| What you should do |
Word for word, give the material below again, minus any images.

| Supplied data |

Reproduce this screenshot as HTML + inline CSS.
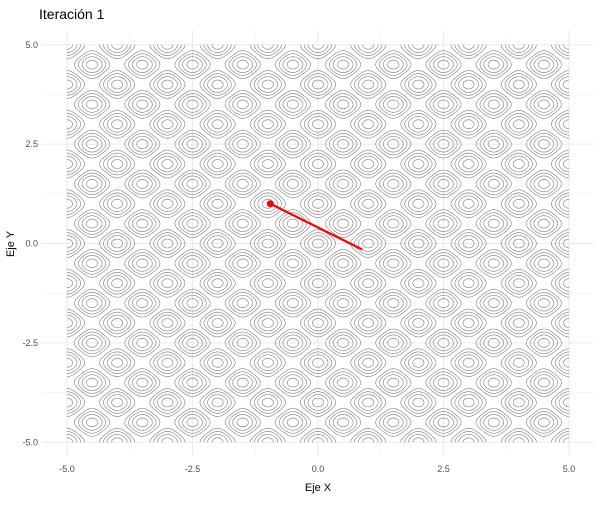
<!DOCTYPE html>
<html><head><meta charset="utf-8"><style>
body{margin:0;background:#fff;font-family:"Liberation Sans",sans-serif}
</style></head><body>
<svg id="chart" width="600" height="500" xmlns="http://www.w3.org/2000/svg" font-family="Liberation Sans, sans-serif">
<text x="39" y="19" font-size="14" fill="#000">Iteración 1</text>
<g id="grid"></g>
<g id="contours"></g>
<g id="path"></g>
<g id="axes"></g>
<text x="318" y="491" font-size="11" text-anchor="middle">Eje X</text>
<text x="14" y="244" font-size="11" text-anchor="middle" transform="rotate(-90 14 244)">Eje Y</text>
</svg>
<script>
const xTicks=[-5,-2.5,0,2.5,5];
const yTicks=[-5,-2.5,0,2.5,5];
const tickLabels=["-5.0","-2.5","0.0","2.5","5.0"];
const levels=[-1.75,-1.3,-0.85,-0.4,0.4,0.85,1.3,1.75];
const pathX=[-0.95,0.88];
const pathY=[1.0,-0.15];
const NS="http://www.w3.org/2000/svg";
const sx=v=>318+v*50.2, sy=v=>243.5-v*39.75;
function mk(t,a,p){const e=document.createElementNS(NS,t);for(const k in a)e.setAttribute(k,a[k]);p.appendChild(e);return e;}
const grid=document.getElementById('grid');
const minors=[-3.75,-1.25,1.25,3.75];
minors.forEach(v=>{
 const a=mk('line',{x1:sx(v),x2:sx(v),y1:30,y2:455,stroke:'#f2f2f2','stroke-width':0.6},grid);
 
 const b=mk('line',{x1:42,x2:594,y1:sy(v),y2:sy(v),stroke:'#f2f2f2','stroke-width':0.6},grid);
 
});
xTicks.forEach(v=>{
 const a=mk('line',{x1:sx(v),x2:sx(v),y1:30,y2:455,stroke:'#ebebeb','stroke-width':1.1},grid);
 
});
yTicks.forEach(v=>{
 const b=mk('line',{x1:42,x2:594,y1:sy(v),y2:sy(v),stroke:'#ebebeb','stroke-width':1.1},grid);
 
});
const axes=document.getElementById('axes');
xTicks.forEach((v,i)=>{const t=mk('text',{x:sx(v),y:472,'font-size':9,'text-anchor':'middle',fill:'#4d4d4d'},axes);t.textContent=tickLabels[i];
 });
yTicks.forEach((v,i)=>{const t=mk('text',{x:38,y:sy(v)+3,'font-size':9,'text-anchor':'end',fill:'#4d4d4d'},axes);t.textContent=tickLabels[i];
 });
const f=(x,y)=>Math.cos(2*Math.PI*x)+Math.cos(2*Math.PI*y);
const N=200,x0=-5,x1=5,h=(x1-x0)/N;
const V=[];for(let j=0;j<=N;j++){V[j]=[];for(let i=0;i<=N;i++)V[j][i]=f(x0+i*h,x0+j*h);}
let d='';
for(const L of levels){
 for(let j=0;j<N;j++)for(let i=0;i<N;i++){
  const a=V[j][i],b=V[j][i+1],c=V[j+1][i+1],e=V[j+1][i];
  const pts=[];
  const ed=(va,vb,xa,ya,xb,yb)=>{if((va<L)!==(vb<L)){const t=(L-va)/(vb-va);pts.push([xa+(xb-xa)*t,ya+(yb-ya)*t]);}};
  const X=x0+i*h,Y=x0+j*h;
  ed(a,b,X,Y,X+h,Y);ed(b,c,X+h,Y,X+h,Y+h);ed(c,e,X+h,Y+h,X,Y+h);ed(e,a,X,Y+h,X,Y);
  for(let k=0;k+1<pts.length;k+=2)d+=`M${sx(pts[k][0]).toFixed(1)} ${sy(pts[k][1]).toFixed(1)}L${sx(pts[k+1][0]).toFixed(1)} ${sy(pts[k+1][1]).toFixed(1)}`;
 }
}
const cp=mk('path',{d:d,fill:'none',stroke:'#7a7a7a','stroke-width':0.6},document.getElementById('contours'));

const pg=document.getElementById('path');
let pd='';pathX.forEach((v,i)=>{pd+=(i?'L':'M')+sx(v)+' '+sy(pathY[i]);});
const ln=mk('path',{d:pd,fill:'none',stroke:'#ff0000','stroke-width':2.2},pg);

const pt=mk('circle',{cx:sx(pathX[0]),cy:sy(pathY[0]),r:3.5,fill:'#ff0000'},pg);

</script>
</body></html>
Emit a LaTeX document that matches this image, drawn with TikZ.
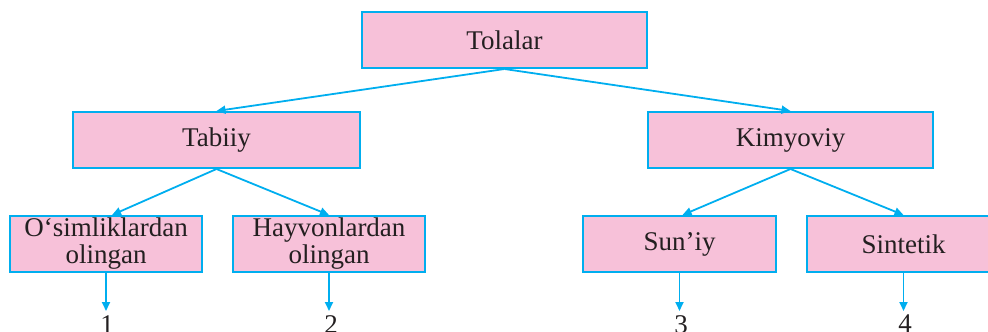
\documentclass[tikz,border=0pt]{standalone}
\usepackage{fontspec}
\setmainfont{Liberation Serif}
\usepackage{xcolor}
\usetikzlibrary{arrows.meta}
\definecolor{tolablue}{HTML}{00AEEF}
\definecolor{tolapink}{HTML}{F7C1D9}
\definecolor{tolatext}{HTML}{231F20}

\begin{document}
\begin{tikzpicture}[x=1pt,y=-1pt,>={Triangle[length=9pt,width=8pt]},
  box/.style={rectangle,draw=tolablue,fill=tolapink,line width=2pt,
    minimum height=56pt,inner sep=0pt,align=center,text=tolatext,
    font=\fontsize{27}{27}\selectfont},
  link/.style={->,draw=tolablue,line width=1.8pt},
  num/.style={inner sep=0pt,anchor=north,text=tolatext,font=\fontsize{27}{27}\selectfont}]
  \useasboundingbox (0,0) rectangle (988,332);
  \node[box,minimum width=285pt] (tola) at (504.5,40) {Tolalar};
  \node[box,minimum width=287pt] (tabiiy) at (216.5,140) {Tabiiy};
  \node[box,minimum width=285pt] (kimyo) at (790.5,140) {Kimyoviy};
  \node[box,minimum width=192pt] (osimlik) at (106,244) {O‘simliklardan\\olingan};
  \node[box,minimum width=192pt] (hayvon) at (329,244) {Hayvonlardan\\olingan};
  \node[box,minimum width=193pt] (suniy) at (679.5,244) {Sun’iy};
  \node[box,minimum width=193pt] (sintetik) at (903.5,244) {Sintetik};
  \node[num] (n1) at (107,315) {1};
  \node[num] (n2) at (331,315) {2};
  \node[num] (n3) at (681,315) {3};
  \node[num] (n4) at (905,315) {4};
  \draw[link] (tola.south) -- (tabiiy.north);
  \draw[link] (tola.south) -- (kimyo.north);
  \draw[link] (tabiiy.south) -- ([xshift=6pt]osimlik.north);
  \draw[link] (tabiiy.south) -- (hayvon.north);
  \draw[link] (kimyo.south) -- ([xshift=3pt]suniy.north);
  \draw[link] (kimyo.south) -- (sintetik.north);
  \draw[link,shorten >=4pt] (osimlik.south) -- (osimlik.south|-n1.north);
  \draw[link,shorten >=4pt] (hayvon.south) -- (hayvon.south|-n2.north);
  \draw[link,shorten >=4pt] (suniy.south) -- (suniy.south|-n3.north);
  \draw[link,shorten >=4pt] (sintetik.south) -- (sintetik.south|-n4.north);
\end{tikzpicture}
\end{document}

| Right answer |
Reproduce this screenshot as HTML + inline CSS.
<!DOCTYPE html>
<html><head><meta charset="utf-8"><style>
body{margin:0;background:#fff;font-family:"Liberation Sans",sans-serif}
</style></head><body>
<svg id="chart" width="600" height="500" xmlns="http://www.w3.org/2000/svg" font-family="Liberation Sans, sans-serif">
<text x="39" y="19" font-size="14" fill="#000">Iteración 1</text>
<g id="grid"></g>
<g id="contours"></g>
<g id="path"></g>
<g id="axes"></g>
<text x="318" y="491" font-size="11" text-anchor="middle">Eje X</text>
<text x="14" y="244" font-size="11" text-anchor="middle" transform="rotate(-90 14 244)">Eje Y</text>
</svg>
<script>
const xTicks=[-5,-2.5,0,2.5,5];
const yTicks=[-5,-2.5,0,2.5,5];
const tickLabels=["-5.0","-2.5","0.0","2.5","5.0"];
const levels=[-1.75,-1.3,-0.85,-0.4,0.4,0.85,1.3,1.75];
const pathX=[-0.95,0.88];
const pathY=[1.0,-0.15];
const NS="http://www.w3.org/2000/svg";
const sx=v=>318+v*50.2, sy=v=>243.5-v*39.75;
function mk(t,a,p){const e=document.createElementNS(NS,t);for(const k in a)e.setAttribute(k,a[k]);p.appendChild(e);return e;}
const grid=document.getElementById('grid');
const minors=[-3.75,-1.25,1.25,3.75];
minors.forEach(v=>{
 const a=mk('line',{x1:sx(v),x2:sx(v),y1:30,y2:455,stroke:'#f2f2f2','stroke-width':0.6},grid);
 
 const b=mk('line',{x1:42,x2:594,y1:sy(v),y2:sy(v),stroke:'#f2f2f2','stroke-width':0.6},grid);
 
});
xTicks.forEach(v=>{
 const a=mk('line',{x1:sx(v),x2:sx(v),y1:30,y2:455,stroke:'#ebebeb','stroke-width':1.1},grid);
 
});
yTicks.forEach(v=>{
 const b=mk('line',{x1:42,x2:594,y1:sy(v),y2:sy(v),stroke:'#ebebeb','stroke-width':1.1},grid);
 
});
const axes=document.getElementById('axes');
xTicks.forEach((v,i)=>{const t=mk('text',{x:sx(v),y:472,'font-size':9,'text-anchor':'middle',fill:'#4d4d4d'},axes);t.textContent=tickLabels[i];
 });
yTicks.forEach((v,i)=>{const t=mk('text',{x:38,y:sy(v)+3,'font-size':9,'text-anchor':'end',fill:'#4d4d4d'},axes);t.textContent=tickLabels[i];
 });
const f=(x,y)=>Math.cos(2*Math.PI*x)+Math.cos(2*Math.PI*y);
const N=200,x0=-5,x1=5,h=(x1-x0)/N;
const V=[];for(let j=0;j<=N;j++){V[j]=[];for(let i=0;i<=N;i++)V[j][i]=f(x0+i*h,x0+j*h);}
let d='';
for(const L of levels){
 for(let j=0;j<N;j++)for(let i=0;i<N;i++){
  const a=V[j][i],b=V[j][i+1],c=V[j+1][i+1],e=V[j+1][i];
  const pts=[];
  const ed=(va,vb,xa,ya,xb,yb)=>{if((va<L)!==(vb<L)){const t=(L-va)/(vb-va);pts.push([xa+(xb-xa)*t,ya+(yb-ya)*t]);}};
  const X=x0+i*h,Y=x0+j*h;
  ed(a,b,X,Y,X+h,Y);ed(b,c,X+h,Y,X+h,Y+h);ed(c,e,X+h,Y+h,X,Y+h);ed(e,a,X,Y+h,X,Y);
  for(let k=0;k+1<pts.length;k+=2)d+=`M${sx(pts[k][0]).toFixed(1)} ${sy(pts[k][1]).toFixed(1)}L${sx(pts[k+1][0]).toFixed(1)} ${sy(pts[k+1][1]).toFixed(1)}`;
 }
}
const cp=mk('path',{d:d,fill:'none',stroke:'#7a7a7a','stroke-width':0.6},document.getElementById('contours'));

const pg=document.getElementById('path');
let pd='';pathX.forEach((v,i)=>{pd+=(i?'L':'M')+sx(v)+' '+sy(pathY[i]);});
const ln=mk('path',{d:pd,fill:'none',stroke:'#ff0000','stroke-width':2.2},pg);

const pt=mk('circle',{cx:sx(pathX[0]),cy:sy(pathY[0]),r:3.5,fill:'#ff0000'},pg);

</script>
</body></html>
Emit a LaTeX document that matches this image, drawn with TikZ.
\documentclass[tikz,border=0pt]{standalone}
\usepackage{fontspec}
\setmainfont{Liberation Serif}
\usepackage{xcolor}
\usetikzlibrary{arrows.meta}
\definecolor{tolablue}{HTML}{00AEEF}
\definecolor{tolapink}{HTML}{F7C1D9}
\definecolor{tolatext}{HTML}{231F20}

\begin{document}
\begin{tikzpicture}[x=1pt,y=-1pt,>={Triangle[length=9pt,width=8pt]},
  box/.style={rectangle,draw=tolablue,fill=tolapink,line width=2pt,
    minimum height=56pt,inner sep=0pt,align=center,text=tolatext,
    font=\fontsize{27}{27}\selectfont},
  link/.style={->,draw=tolablue,line width=1.8pt},
  num/.style={inner sep=0pt,anchor=north,text=tolatext,font=\fontsize{27}{27}\selectfont}]
  \useasboundingbox (0,0) rectangle (988,332);
  \node[box,minimum width=285pt] (tola) at (504.5,40) {Tolalar};
  \node[box,minimum width=287pt] (tabiiy) at (216.5,140) {Tabiiy};
  \node[box,minimum width=285pt] (kimyo) at (790.5,140) {Kimyoviy};
  \node[box,minimum width=192pt] (osimlik) at (106,244) {O‘simliklardan\\olingan};
  \node[box,minimum width=192pt] (hayvon) at (329,244) {Hayvonlardan\\olingan};
  \node[box,minimum width=193pt] (suniy) at (679.5,244) {Sun’iy};
  \node[box,minimum width=193pt] (sintetik) at (903.5,244) {Sintetik};
  \node[num] (n1) at (107,315) {1};
  \node[num] (n2) at (331,315) {2};
  \node[num] (n3) at (681,315) {3};
  \node[num] (n4) at (905,315) {4};
  \draw[link] (tola.south) -- (tabiiy.north);
  \draw[link] (tola.south) -- (kimyo.north);
  \draw[link] (tabiiy.south) -- ([xshift=6pt]osimlik.north);
  \draw[link] (tabiiy.south) -- (hayvon.north);
  \draw[link] (kimyo.south) -- ([xshift=3pt]suniy.north);
  \draw[link] (kimyo.south) -- (sintetik.north);
  \draw[link,shorten >=4pt] (osimlik.south) -- (osimlik.south|-n1.north);
  \draw[link,shorten >=4pt] (hayvon.south) -- (hayvon.south|-n2.north);
  \draw[link,shorten >=4pt] (suniy.south) -- (suniy.south|-n3.north);
  \draw[link,shorten >=4pt] (sintetik.south) -- (sintetik.south|-n4.north);
\end{tikzpicture}
\end{document}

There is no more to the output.